Fiona has been with us a week now, and it’s only today when I was able to articulate why I adopted her a week ago today, Saturday.
She was abandoned in her carrier that Friday in the airport terminal at San Luis Obispo, this big steel-and-glass place where the people are always in a hurry. So was the man who left her inside. The backstory was that Fiona belonged to his longtime significant other. She died. He drinks, so he’s on his way to dying. That Saturday, he was on his way out of town. He called a relative of the woman he’d lived with to tell her couldn’t take care of the cat anymore and told her, too, where he would leave her.
Then he flew away.
Fiona’s experience is mirrored in my family’s history.
The little girl in the photo below is my mother. We think, but are not sure, that the snappily-dressed fellow with his hands on the chair is her father, Edmund Keefe, the son of County Wicklow Famine immigrants. We think he was handsome and charming. We know that he was a drunk. He also had a tendency during benders to “borrow” cars, in Taft, California, where I would be born in 1952, that didn’t belong to him. The articles are from April 1925.
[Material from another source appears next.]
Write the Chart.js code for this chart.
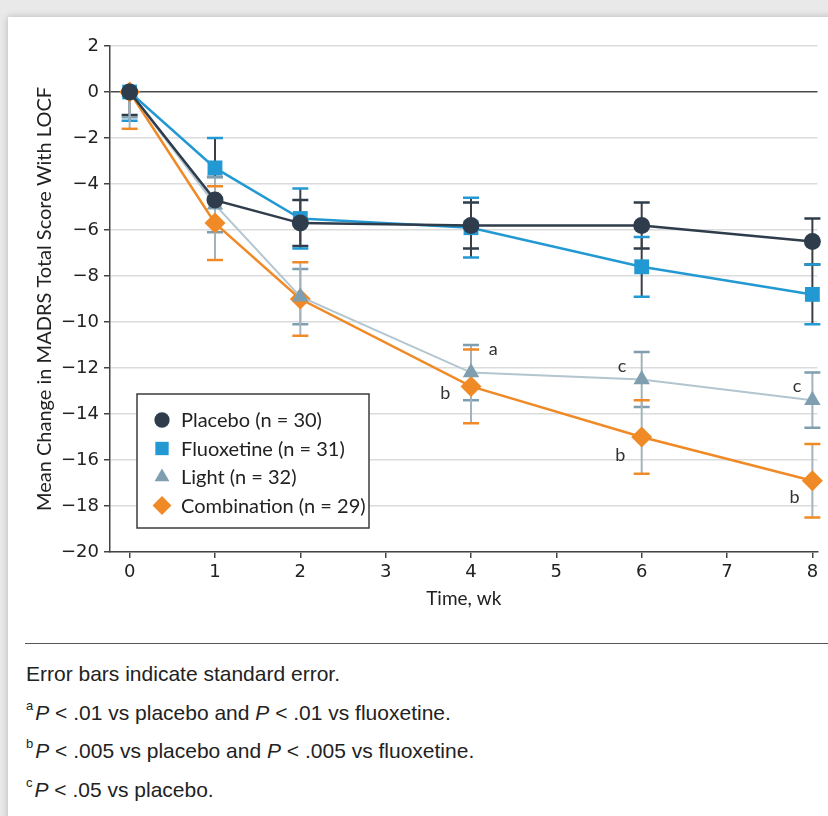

Then, sometime in 1925, he disappeared, never to be heard from again. This is my grandmother and my mom at about that time. My niece, Emily, found this 1925 clipping from the Oakland Tribune. (His first name varies in the old papers: “Edmund” or “Edward”).


My mother never knew what happened to him, but the melancholy he left behind stalked her for her entire life. She died at 48. What she left behind—-I can’t quite find the right word—was imperfect but loving and brilliant momsmanship. (Below: as a third grader; with my big brother Bruce, with my big sister Roberta.)



So adopting this abandoned cat was natural to me. She needed a place where she would be safe, where she would never go hungry, and where she would always feel loved. She needs what was taken away from my mother, the very woman who taught me how to give gifts like these.




Everything about this is a soul laid bare.